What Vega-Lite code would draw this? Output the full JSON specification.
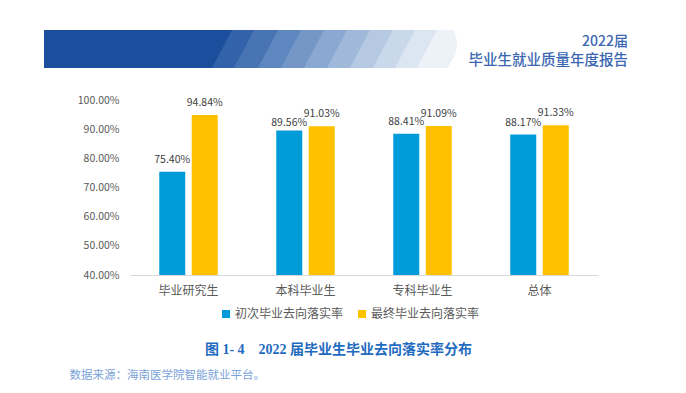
{
  "$schema": "https://vega.github.io/schema/vega-lite/v6.json",
  "width": 468,
  "height": 175,
  "autosize": "none",
  "padding": {"left": 130, "top": 100, "right": 88, "bottom": 118},
  "background": "white",
  "config": {"view": {"stroke": null}, "font": "Noto Sans CJK SC", "axis": {"grid": false}},
  "title": {
    "text": "2022届",
    "subtitle": "毕业生就业质量年度报告",
    "anchor": "end",
    "orient": "top",
    "frame": "group",
    "dx": 30,
    "offset": -37,
    "font": "Noto Sans CJK SC",
    "fontSize": 14,
    "fontWeight": 500,
    "color": "#3B67B2",
    "subtitleFont": "Noto Sans CJK SC",
    "subtitleFontSize": 14.5,
    "subtitleFontWeight": 500,
    "subtitleColor": "#3B67B2",
    "subtitlePadding": 5
  },
  "datasets": {
    "main": [
      {"c": "毕业研究生", "s": "初次毕业去向落实率", "v": 0.7540},
      {"c": "毕业研究生", "s": "最终毕业去向落实率", "v": 0.9484},
      {"c": "本科毕业生", "s": "初次毕业去向落实率", "v": 0.8956},
      {"c": "本科毕业生", "s": "最终毕业去向落实率", "v": 0.9103},
      {"c": "专科毕业生", "s": "初次毕业去向落实率", "v": 0.8841},
      {"c": "专科毕业生", "s": "最终毕业去向落实率", "v": 0.9109},
      {"c": "总体", "s": "初次毕业去向落实率", "v": 0.8817},
      {"c": "总体", "s": "最终毕业去向落实率", "v": 0.9133}
    ],
    "banner": [
      {"s": "s00", "h": 38, "l": 0, "r": 188.8},
      {"s": "s00", "h": 0, "l": 0, "r": 168.8},
      {"s": "s01", "h": 38, "l": 188, "r": 210.8},
      {"s": "s01", "h": 0, "l": 168, "r": 190.8},
      {"s": "s02", "h": 38, "l": 210, "r": 234.8},
      {"s": "s02", "h": 0, "l": 190, "r": 214.8},
      {"s": "s03", "h": 38, "l": 234, "r": 257.8},
      {"s": "s03", "h": 0, "l": 214, "r": 237.8},
      {"s": "s04", "h": 38, "l": 257, "r": 280.8},
      {"s": "s04", "h": 0, "l": 237, "r": 260.8},
      {"s": "s05", "h": 38, "l": 280, "r": 303.8},
      {"s": "s05", "h": 0, "l": 260, "r": 283.8},
      {"s": "s06", "h": 38, "l": 303, "r": 326.8},
      {"s": "s06", "h": 0, "l": 283, "r": 306.8},
      {"s": "s07", "h": 38, "l": 326, "r": 349.8},
      {"s": "s07", "h": 0, "l": 306, "r": 329.8},
      {"s": "s08", "h": 38, "l": 349, "r": 371.8},
      {"s": "s08", "h": 0, "l": 329, "r": 351.8},
      {"s": "s09", "h": 38, "l": 371, "r": 393.8},
      {"s": "s09", "h": 0, "l": 351, "r": 373.8},
      {"s": "s10", "h": 38, "l": 393, "r": 410},
      {"s": "s10", "h": 25, "l": 386.2, "r": 413.5},
      {"s": "s10", "h": 12, "l": 379.3, "r": 411},
      {"s": "s10", "h": 0, "l": 373, "r": 403}
    ]
  },
  "layer": [
    {
      "data": {"name": "banner"},
      "mark": {"type": "area", "orient": "horizontal", "interpolate": "linear", "clip": false},
      "encoding": {
        "y": {"field": "h", "type": "quantitative", "scale": {"domain": [-207, -32], "zero": false, "nice": false}, "axis": null},
        "x": {"field": "l", "type": "quantitative", "scale": {"domain": [86, 554], "zero": false, "nice": false}, "axis": null},
        "x2": {"field": "r"},
        "color": {
          "field": "s",
          "type": "nominal",
          "scale": {
            "domain": ["s00", "s01", "s02", "s03", "s04", "s05", "s06", "s07", "s08", "s09", "s10"],
            "range": ["#1B4F9E", "#3262A9", "#4874B4", "#5E86BF", "#7497C8", "#8AA8D1", "#A0B9DA", "#B6C9E3", "#CAD8EC", "#DCE5F2", "#EDF1F8"]
          },
          "legend": null
        }
      }
    },
    {
      "data": {"name": "main"},
      "encoding": {
        "x": {
          "field": "c",
          "type": "nominal",
          "sort": null,
          "scale": {"paddingInner": 0.5, "paddingOuter": 0.25},
          "axis": {
            "title": "图 1-\u00a04\u00a0\u00a0\u00a0\u00a02022 届毕业生毕业去向落实率分布",
            "labelFontSize": 12,
            "labelColor": "#595959",
            "labelPadding": 10,
            "labelAngle": 0,
            "ticks": false,
            "domainColor": "#D9D9D9",
            "titleX": 208,
            "titleY": 67,
            "titleBaseline": "top",
            "titleAlign": "center",
            "titleFont": "Liberation Serif, Noto Sans CJK SC",
            "titleFontSize": 14,
            "titleFontWeight": "bold",
            "titleColor": "#1F6BBF"
          }
        },
        "xOffset": {"field": "s", "type": "nominal", "sort": null, "scale": {"paddingInner": 0.2, "paddingOuter": 0}},
        "y": {
          "field": "v",
          "type": "quantitative",
          "scale": {"domain": [0.4, 1.0], "zero": false, "nice": false},
          "axis": {
            "values": [0.4, 0.5, 0.6, 0.7, 0.8, 0.9, 1.0],
            "format": ".2%",
            "labelFontSize": 10.5,
            "labelColor": "#595959",
            "labelPadding": 11,
            "ticks": false,
            "domain": false,
            "title": "数据来源：海南医学院智能就业平台。",
            "titleAngle": 0,
            "titleX": -61,
            "titleY": 275,
            "titleAlign": "left",
            "titleBaseline": "middle",
            "titleFont": "Noto Sans CJK SC",
            "titleFontSize": 11.5,
            "titleFontWeight": "normal",
            "titleColor": "#7AA3D8"
          }
        }
      },
      "layer": [
        {
          "mark": {"type": "bar"},
          "encoding": {
            "y2": {"datum": 0.4},
            "color": {
              "field": "s",
              "type": "nominal",
              "scale": {"domain": ["初次毕业去向落实率", "最终毕业去向落实率"], "range": ["#009BD9", "#FFC000"]},
              "legend": {
                "orient": "none",
                "legendX": 90,
                "legendY": 208,
                "direction": "horizontal",
                "title": null,
                "symbolType": "square",
                "symbolSize": 64,
                "symbolStrokeWidth": 0,
                "labelFontSize": 12,
                "labelColor": "#595959",
                "labelOffset": 3,
                "columnPadding": 12,
                "padding": 0
              }
            }
          }
        },
        {
          "transform": [{"filter": "!(datum.c === '本科毕业生' && datum.s === '初次毕业去向落实率')"}],
          "mark": {"type": "text", "dy": -9, "fontSize": 10.5, "color": "#404040", "baseline": "alphabetic"},
          "encoding": {"text": {"field": "v", "type": "quantitative", "format": ".2%"}}
        },
        {
          "transform": [{"filter": "datum.c === '本科毕业生' && datum.s === '初次毕业去向落实率'"}],
          "mark": {"type": "text", "dy": -4, "fontSize": 10.5, "color": "#404040", "baseline": "alphabetic"},
          "encoding": {"text": {"field": "v", "type": "quantitative", "format": ".2%"}}
        }
      ]
    }
  ],
  "resolve": {"scale": {"x": "independent", "y": "independent", "color": "independent"}}
}
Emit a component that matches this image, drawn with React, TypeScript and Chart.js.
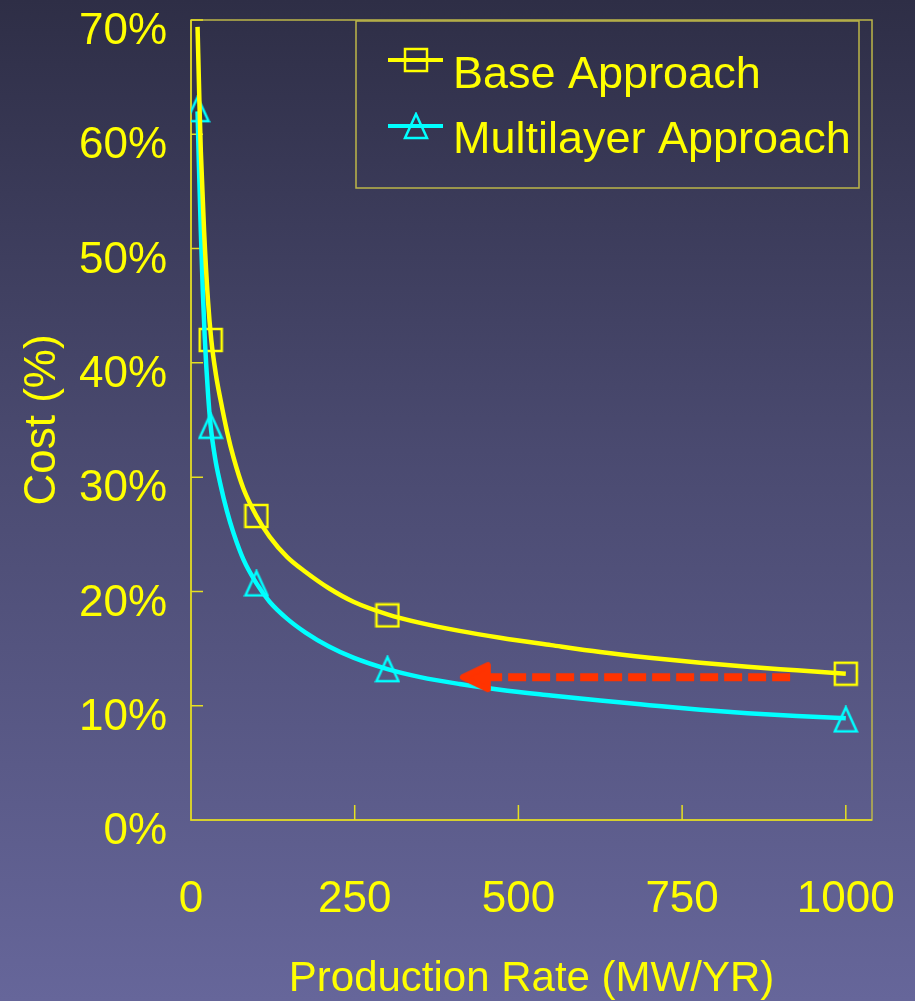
import React, { useEffect, useRef } from 'react';
import { Chart, registerables } from 'chart.js';

Chart.register(...registerables);

// ---- data ----
const xTickValues = [0, 250, 500, 750, 1000];
const yMin = 0;
const yMax = 70;
const yStep = 10;
const xMin = 0;
const xMax = 1040;

const baseLabel = 'Base Approach';
const multiLabel = 'Multilayer Approach';

const baseMarkX = [30, 100, 300, 1000];
const baseMarkY = [42.0, 26.6, 17.9, 12.8];
const multiMarkX = [10, 30, 100, 300, 1000];
const multiMarkY = [62.2, 34.5, 20.7, 13.2, 8.8];

const baseCurveX = [10, 13, 15, 20, 26, 31, 38, 45, 55, 65, 80, 100, 120, 147, 175, 210, 248, 300, 350, 410, 472, 550, 625, 700, 778, 850, 925, 1000];
const baseCurveY = [69.4, 62.5, 58.5, 51.5, 45.4, 42.0, 39.0, 36.8, 34.0, 31.7, 29.0, 26.6, 24.8, 23.0, 21.7, 20.3, 19.1, 18.0, 17.25, 16.55, 15.95, 15.3, 14.7, 14.2, 13.75, 13.4, 13.1, 12.8];
const multiCurveX = [10, 12, 15, 18, 21, 26, 30, 37, 44, 55, 65, 80, 100, 120, 147, 175, 210, 248, 300, 350, 410, 472, 550, 625, 700, 778, 850, 925, 1000];
const multiCurveY = [62.0, 57.5, 51.5, 46.3, 42.2, 37.3, 34.5, 31.6, 29.6, 27.0, 25.1, 22.8, 20.7, 19.1, 17.6, 16.4, 15.2, 14.2, 13.2, 12.5, 11.9, 11.4, 10.9, 10.45, 10.05, 9.65, 9.35, 9.1, 8.9];

const arrowX = [915, 435];
const arrowY = [12.5, 12.5];

const YELLOW = '#ffff00';
const CYAN = '#00ffff';
const RED = '#ff3300';
const OLIVE = '#bdb648';
const FONT = '"Liberation Sans", Arial, sans-serif';

function makeSquare(color: string) {
  const c = document.createElement('canvas');
  c.width = 26; c.height = 26;
  const g = c.getContext('2d')!;
  g.strokeStyle = color; g.lineWidth = 2.5;
  g.strokeRect(2, 2, 22, 22);
  return c;
}
function makeTriangle(color: string) {
  const c = document.createElement('canvas');
  c.width = 26; c.height = 28;
  const g = c.getContext('2d')!;
  g.strokeStyle = color; g.lineWidth = 2.5; g.lineJoin = 'miter';
  g.beginPath(); g.moveTo(13, 2); g.lineTo(24, 26); g.lineTo(2, 26); g.closePath(); g.stroke();
  return c;
}
function makeArrowHead(color: string) {
  const c = document.createElement('canvas');
  c.width = 36; c.height = 36;
  const g = c.getContext('2d')!;
  g.strokeStyle = color; g.fillStyle = color; g.lineWidth = 6; g.lineJoin = 'round';
  g.beginPath(); g.moveTo(5, 18); g.lineTo(30, 6); g.lineTo(30, 30); g.closePath(); g.fill(); g.stroke();
  return c;
}

const pts = (xs: number[], ys: number[]) => xs.map((x, i) => ({ x, y: ys[i] }));

const framePlugin = {
  id: 'frame',
  beforeDatasetsDraw(chart: any) {
    const { ctx, chartArea: a, scales } = chart;
    ctx.save();
    ctx.strokeStyle = OLIVE; ctx.lineWidth = 1.5;
    ctx.strokeRect(a.left, a.top, a.right - a.left, a.bottom - a.top);
    ctx.strokeStyle = '#e6e020';
    ctx.beginPath();
    ctx.moveTo(a.left, a.top); ctx.lineTo(a.left, a.bottom); ctx.lineTo(a.right, a.bottom);
    scales.y.ticks.forEach((t: any) => {
      const py = scales.y.getPixelForValue(t.value);
      ctx.moveTo(a.left, py); ctx.lineTo(a.left + 12, py);
    });
    scales.x.ticks.forEach((t: any) => {
      const px = scales.x.getPixelForValue(t.value);
      ctx.moveTo(px, a.bottom); ctx.lineTo(px, a.bottom - 15);
    });
    ctx.stroke();
    ctx.restore();
  },
};

const boxLegendPlugin = {
  id: 'boxLegend',
  afterDraw(chart: any, _args: any, opts: any) {
    const { ctx } = chart;
    const items = opts.items || [];
    ctx.save();
    ctx.strokeStyle = OLIVE; ctx.lineWidth = 1.5;
    ctx.strokeRect(356, 21, 503, 167);
    items.forEach((it: any, i: number) => {
      const ly = 60 + i * 66;
      ctx.strokeStyle = it.color; ctx.lineWidth = 4;
      ctx.beginPath(); ctx.moveTo(388, ly); ctx.lineTo(443, ly); ctx.stroke();
      const img = it.image;
      ctx.drawImage(img, 416 - img.width / 2, ly - img.height / 2);
      ctx.fillStyle = YELLOW;
      ctx.font = '45px ' + FONT;
      ctx.textAlign = 'left'; ctx.textBaseline = 'alphabetic';
      ctx.fillText(it.label, 453, 88 + i * 65);
    });
    ctx.restore();
  },
};

export default function App() {
  const ref = useRef<HTMLCanvasElement | null>(null);
  useEffect(() => {
    document.body.style.margin = '0';
    document.body.style.overflow = 'hidden';
    if (!ref.current) return;
    const sq = makeSquare(YELLOW);
    const tri = makeTriangle(CYAN);
    const head = makeArrowHead(RED);
    Chart.defaults.font.family = FONT;
    const chart = new Chart(ref.current, {
      type: 'line',
      data: {
        datasets: [
          {
            label: 'arrow', data: pts(arrowX, arrowY), borderColor: RED, borderWidth: 8,
            borderDash: [18, 6], pointStyle: head as any, pointRadius: [0, 12] as any,
            order: 1,
          },
          {
            label: baseLabel + ' curve', data: pts(baseCurveX, baseCurveY), borderColor: YELLOW,
            borderWidth: 4.5, pointRadius: 0, cubicInterpolationMode: 'monotone', order: 2,
          },
          {
            label: multiLabel + ' curve', data: pts(multiCurveX, multiCurveY), borderColor: CYAN,
            borderWidth: 4.5, pointRadius: 0, cubicInterpolationMode: 'monotone', order: 2,
          },
          {
            label: baseLabel, data: pts(baseMarkX, baseMarkY), showLine: false,
            pointStyle: sq as any, pointRadius: 11, borderColor: YELLOW, order: 3,
          },
          {
            label: multiLabel, data: pts(multiMarkX, multiMarkY), showLine: false,
            pointStyle: tri as any, pointRadius: 11, borderColor: CYAN, order: 3,
          },
        ],
      },
      options: {
        animation: false,
        responsive: true,
        maintainAspectRatio: false,
        layout: { padding: { top: 18, right: 43, left: 0, bottom: 0 } },
        plugins: {
          legend: { display: false },
          tooltip: { enabled: false },
          boxLegend: {
            items: [
              { label: baseLabel, color: YELLOW, image: sq },
              { label: multiLabel, color: CYAN, image: tri },
            ],
          },
        } as any,
        scales: {
          x: {
            type: 'linear', min: xMin, max: xMax,
            afterBuildTicks: (s: any) => { s.ticks = xTickValues.map((v) => ({ value: v })); },
            afterFit: (s: any) => { s.height = 181; s.paddingLeft = 0; s.paddingRight = 0; },
            grid: { display: false }, border: { display: false },
            ticks: {
              color: YELLOW, font: { size: 44 }, padding: 45, maxRotation: 0, autoSkip: false,
              callback: (v: any) => String(v),
            },
            title: {
              display: true, text: 'Production Rate (MW/YR)', color: YELLOW,
              font: { size: 42 }, padding: { top: 0, bottom: -4 },
            },
          },
          y: {
            type: 'linear', min: yMin, max: yMax,
            afterFit: (s: any) => { s.width = 191; s.paddingTop = 0; s.paddingBottom = 0; },
            grid: { display: false }, border: { display: false },
            ticks: {
              stepSize: yStep, color: YELLOW, font: { size: 44 }, padding: 16, labelOffset: 12,
              callback: (v: any) => v + '%',
            },
            title: {
              display: true, text: 'Cost (%)', color: YELLOW,
              font: { size: 44 }, padding: { top: 16, bottom: 0 },
            },
          },
        },
      },
      plugins: [framePlugin, boxLegendPlugin],
    });
    return () => chart.destroy();
  }, []);
  return (
    <div
      style={{
        width: 915, height: 1001, position: 'relative',
        background: 'linear-gradient(to bottom, #2e2e46 0%, #4a4a70 45%, #66669a 100%)',
      }}
    >
      <canvas ref={ref} />
    </div>
  );
}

**Task:** Skip all pictures. Retype exactly the span whose first line is the one with "Emit a component" and whose last line is the one with "Chart.register(...registerables);".

**Full solution:**
Emit a component that matches this image, drawn with React, TypeScript and Chart.js.
import React, { useEffect, useRef } from 'react';
import { Chart, registerables } from 'chart.js';

Chart.register(...registerables);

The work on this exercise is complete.